Built during my AI Engineer internship at Otsuka Corporation, Tokyo (May–Jul 2024). The system was prototyped as the retrieval backbone for an internal knowledge-base assistant where most source documents are PDF reports rich with tables and figures — domains where naive text-only RAG fails badly.
Vanilla RAG tokenises every page as raw text and loses two things that matter most in real-world docs:
- Tables — flattened to gibberish character soup
- Figures / charts / diagrams — completely ignored
This pipeline treats text, tables, and images as first-class retrievable units, each with its own extraction path, summarisation strategy, and embedding.

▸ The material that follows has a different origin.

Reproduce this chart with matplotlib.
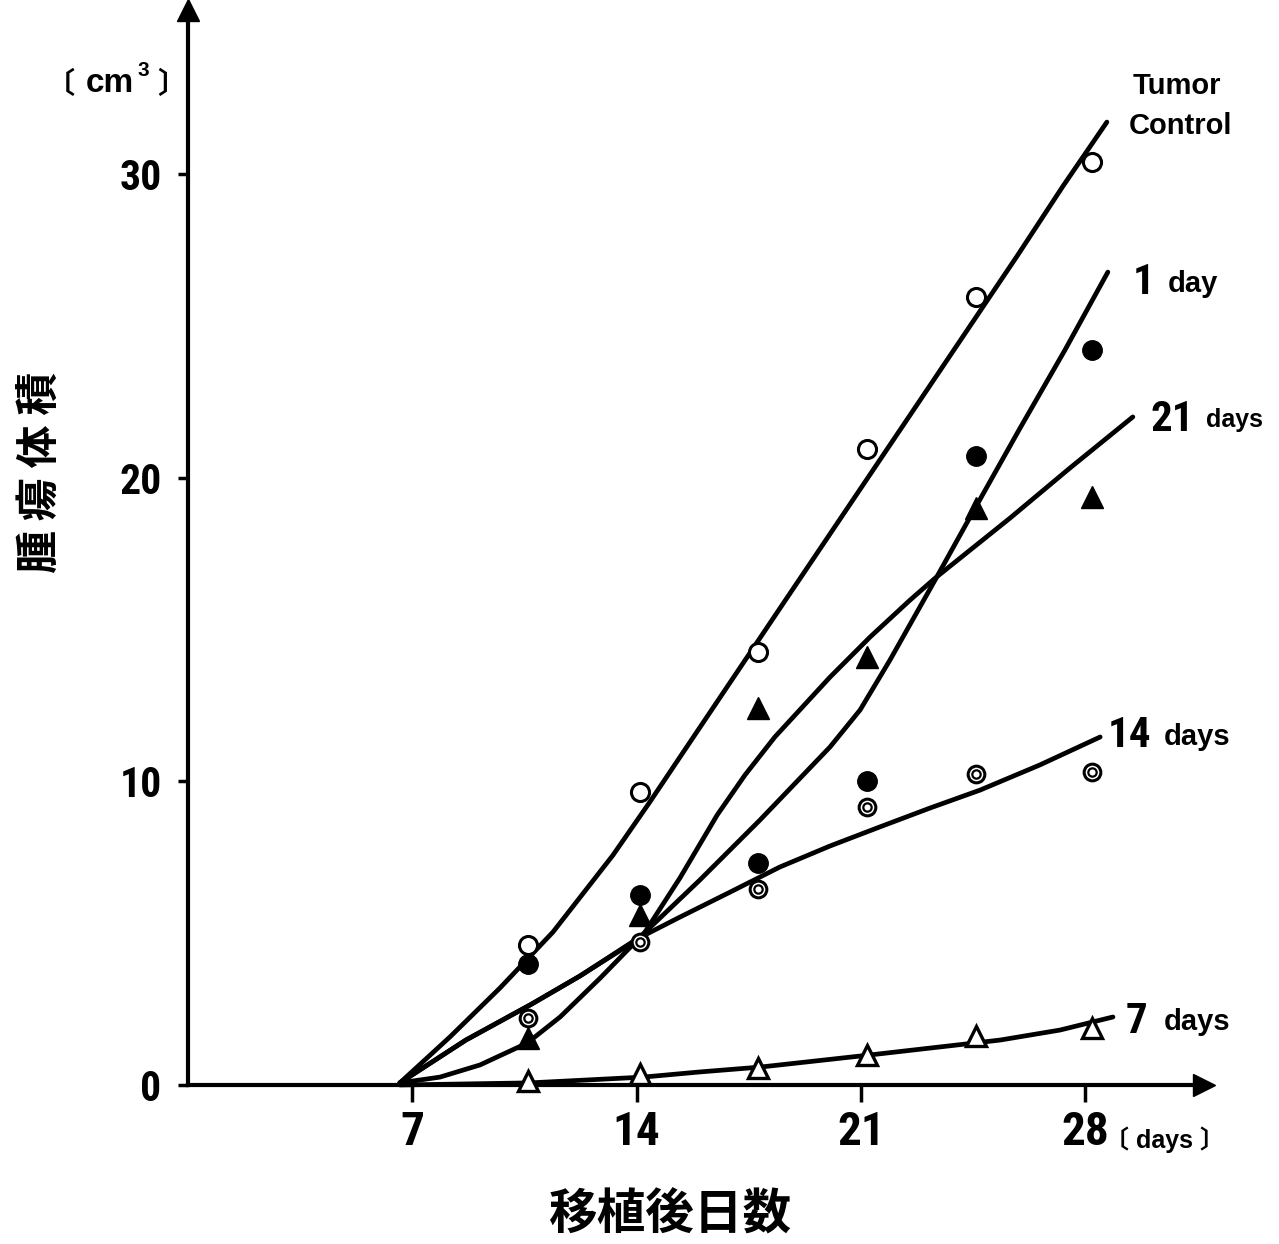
import matplotlib
matplotlib.use("Agg")
import matplotlib.pyplot as plt
from matplotlib import font_manager

# ---------------- data ----------------
days_measured = [10.6, 14.1, 17.8, 21.2, 24.6, 28.2]

control_vals = [4.6, 9.65, 14.25, 20.95, 25.95, 30.4]
day1_vals = [4.0, 6.25, 7.3, 10.0, 20.7, 24.2]
day21_vals = [1.55, 5.6, 12.4, 14.1, 19.0, 19.35]
day14_vals = [2.2, 4.7, 6.45, 9.15, 10.25, 10.3]
day7_vals = [0.13, 0.36, 0.56, 1.0, 1.6, 1.88]

# hand-drawn fitted curves
control_curve_x = [6.61, 8.17, 9.73, 11.39, 13.26, 14.41, 15.35, 18.56, 22.28, 25.87, 27.30, 28.67]
control_curve_y = [0.07, 1.58, 3.19, 5.04, 7.57, 9.32, 10.80, 15.84, 21.67, 27.30, 29.60, 31.71]

day1_curve_x = [6.61, 7.86, 9.11, 10.58, 11.61, 12.86, 14.2, 15.97, 17.85, 20.03, 20.97, 21.9,
                23.31, 24.4, 25.96, 27.36, 28.7]
day1_curve_y = [0.07, 0.26, 0.66, 1.38, 2.24, 3.52, 4.97, 6.75, 8.73, 11.13, 12.35, 13.99,
                16.63, 18.7, 21.63, 24.2, 26.77]

day21_curve_x = [6.61, 8.67, 10.73, 12.23, 14.2, 15.35, 16.51, 17.38, 18.31, 20.03, 21.28,
                 22.53, 23.31, 25.65, 27.52, 29.48]
day21_curve_y = [0.07, 1.48, 2.67, 3.59, 4.94, 6.82, 8.89, 10.21, 11.46, 13.43, 14.75,
                 15.97, 16.69, 18.67, 20.32, 22.0]

day14_curve_x = [6.61, 8.67, 10.73, 12.23, 14.2, 15.35, 16.91, 18.47, 20.03, 21.59, 23.15,
                 24.71, 26.58, 28.46]
day14_curve_y = [0.07, 1.48, 2.67, 3.59, 4.91, 5.53, 6.35, 7.18, 7.87, 8.5, 9.12,
                 9.71, 10.54, 11.46]

day7_curve_x = [6.61, 10.67, 14.2, 15.97, 17.85, 21.28, 25.34, 27.21, 28.86]
day7_curve_y = [0.0, 0.07, 0.26, 0.43, 0.59, 0.99, 1.48, 1.81, 2.24]

x_ticks = [7, 14, 21, 28]
y_ticks = [0, 10, 20, 30]

# ---------------- fonts ----------------
def pick(cands):
    for c in cands:
        try:
            font_manager.findfont(font_manager.FontProperties(family=c), fallback_to_default=False)
            return c
        except Exception:
            pass
    return "DejaVu Sans"

NARROW = pick(["Liberation Sans Narrow", "DejaVu Sans Condensed", "Roboto Condensed", "Liberation Sans"])
SANS = pick(["Liberation Sans", "Roboto", "DejaVu Sans"])
CJK = "Noto Sans CJK JP"

W, H = 1279, 1244
fig = plt.figure(figsize=(W / 100, H / 100), dpi=100)
fig.patch.set_facecolor("white")

def fx(px):
    return px / W

def fy(py):
    return 1 - py / H

ax = fig.add_axes([fx(188), fy(1085), (1204 - 188) / W, (1085 - 10) / H])
ax.set_xlim(0, 31.7)
ax.set_ylim(0, 35.4)

for s in ["top", "right"]:
    ax.spines[s].set_visible(False)
for s in ["left", "bottom"]:
    ax.spines[s].set_linewidth(3)
    ax.spines[s].set_color("black")

# arrow heads
ax.plot(1, 0, ">", color="black", markersize=16, transform=ax.transAxes, clip_on=False)
ax.plot(0, 1, "^", color="black", markersize=16, transform=ax.transAxes, clip_on=False)

ax.set_xticks(x_ticks)
ax.set_yticks(y_ticks)
ax.set_xticklabels([str(t) for t in x_ticks], fontfamily=NARROW, fontweight="bold", fontsize=34)
ax.set_yticklabels([str(t) for t in y_ticks], fontfamily=NARROW, fontweight="bold", fontsize=30)
ax.tick_params(axis="x", direction="out", length=12, width=2.5, pad=6)
ax.tick_params(axis="y", direction="out", length=7, width=2.5, pad=12)

lw = 3.4
for cx, cy in [(control_curve_x, control_curve_y), (day1_curve_x, day1_curve_y),
               (day21_curve_x, day21_curve_y), (day14_curve_x, day14_curve_y),
               (day7_curve_x, day7_curve_y)]:
    ax.plot(cx, cy, color="black", lw=lw, solid_capstyle="round", solid_joinstyle="round",
            clip_on=False, zorder=2)

# markers
ax.plot(days_measured, control_vals, "o", ms=13, mfc="white", mec="black", mew=2.2, zorder=4, clip_on=False)
ax.plot(days_measured, day1_vals, "o", ms=14, mfc="black", mec="black", zorder=4, clip_on=False)
ax.plot(days_measured, day21_vals, "^", ms=16, mfc="black", mec="black", zorder=4, clip_on=False)
ax.plot(days_measured, day14_vals, "o", ms=12, mfc="white", mec="black", mew=2.2, zorder=4, clip_on=False)
ax.plot(days_measured, day14_vals, "o", ms=6, mfc="white", mec="black", mew=1.6, zorder=5, clip_on=False)
ax.plot(days_measured, day7_vals, "^", ms=14, mfc="white", mec="black", mew=2.4, zorder=4, clip_on=False)

# series labels (baseline aligned)
def lab(px, py, s, size, fam, ha="left"):
    fig.text(fx(px), fy(py), s, fontsize=size, fontweight="bold", family=fam, ha=ha, va="baseline")

lab(1133, 94, "Tumor", 21, SANS)
lab(1129, 134, "Control", 21, SANS)
lab(1133, 294, "1", 31, NARROW)
lab(1168, 292, "day", 21, SANS)
lab(1150, 431, "21", 31, NARROW)
lab(1206, 427, "days", 18, SANS)
lab(1108, 747, "14", 31, NARROW)
lab(1164, 745, "days", 21, SANS)
lab(1126, 1033, "7", 31, NARROW)
lab(1164, 1030, "days", 21, SANS)

# units
lab(46, 93, "〔", 21, [CJK])
lab(86, 92, "cm", 24, SANS)
lab(137, 76, "3", 15, SANS)
lab(157, 93, "〕", 21, [CJK])
fig.text(fx(1104), fy(1140), "〔 days 〕", fontsize=18, fontweight="bold",
         family=[SANS, CJK], ha="left", va="center")

# axis titles
fig.text(fx(40), fy(472), "腫 瘍 体 積", fontsize=31, fontweight="bold", family=CJK,
         rotation=90, ha="center", va="center")
fig.text(fx(670), fy(1215), "移植後日数", fontsize=35, fontweight="bold", family=CJK,
         ha="center", va="center")

fig.savefig("out.png", dpi=100, facecolor="white")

PDF ──> unstructured.io ──> { text, tables, images }
│ │ │
▼ ▼ ▼
Summarise HTML→JSON VLM
(LangChain) summarise (MILVLG/imp-v1-3b)
│ │ │
└───────┴────────┘
│
Multi-Vector Retriever
(LlamaIndex)
│
▼
LLM Answer
| Layer | Tooling |
|---|---|
| Extraction | unstructured.io (text + tables + image segmentation) |
| Summarisation | LangChain (text/table batch summariser) |
| Vision-Language Model | MILVLG/imp-v1-3b for image summarisation |
| Indexing | LlamaIndex (multi-vector retriever, custom node graph) |
| Embeddings | sentence-transformers, Azure OpenAI embeddings |
| Evaluation | RAGAS, ROUGE, BERTScore |
| Runtime | Python 3.10, PyTorch 2.3, Jupyter |
PDFs are decomposed into typed elements (text blocks, tables as HTML, images as PIL). unstructured consistently produced the cleanest output of every library tested, despite its dependency-conflict headaches.
Tables are converted from HTML to JSON, then both text chunks and tables go through a batch summariser. Storing summaries (not raw chunks) as the retrieval target proved far better for cross-modal recall.
Image regions are passed through MILVLG/imp-v1-3b — a small VLM that gave near-CLIP-Large performance at a fraction of the storage / inference cost.
Three retrievers were prototyped and benchmarked:
- LangChain Multi-Vector — each text chunk mapped to its parent doc
- LlamaIndex with metadata — summaries + tables attached as node metadata
- Custom retriever — embeds the summaries as separate nodes connected back to source chunks (best recall for cross-modal queries)
git clone https://github.com/Arun-Raghav-S/Advanced_RAG.git
cd Advanced_RAG
pip install -r requirements.txt
cp .env.example .env # fill in Azure OpenAI keys
# Open the notebook
jupyter notebook otsukafinal.ipynbHeads up:
unstructured[all-docs]pulls heavy native deps (poppler, tesseract). After install, restart the kernel and clear all outputs before running cells, otherwise import order causes runtime errors.
Test PDFs and source docs are included under source_docs/ and test_data/ so you can run the full pipeline end-to-end.
- Retrieval accuracy improved ~25% vs. text-only RAG baseline on the internal Otsuka eval set (RAGAS faithfulness + answer relevancy).
- Token usage / cost dropped meaningfully because retrieved context is summary-first.
- Limitation: the custom retriever's node-linking strategy was not fully completed — answers occasionally surface the summary instead of the underlying source span. Documented in the notebook for future work.
kaggle.com/code/arunraghavs/otsukafinal — runnable end-to-end with a hosted GPU.
Educational / research use. Built as part of the Otsuka Corporation summer internship programme.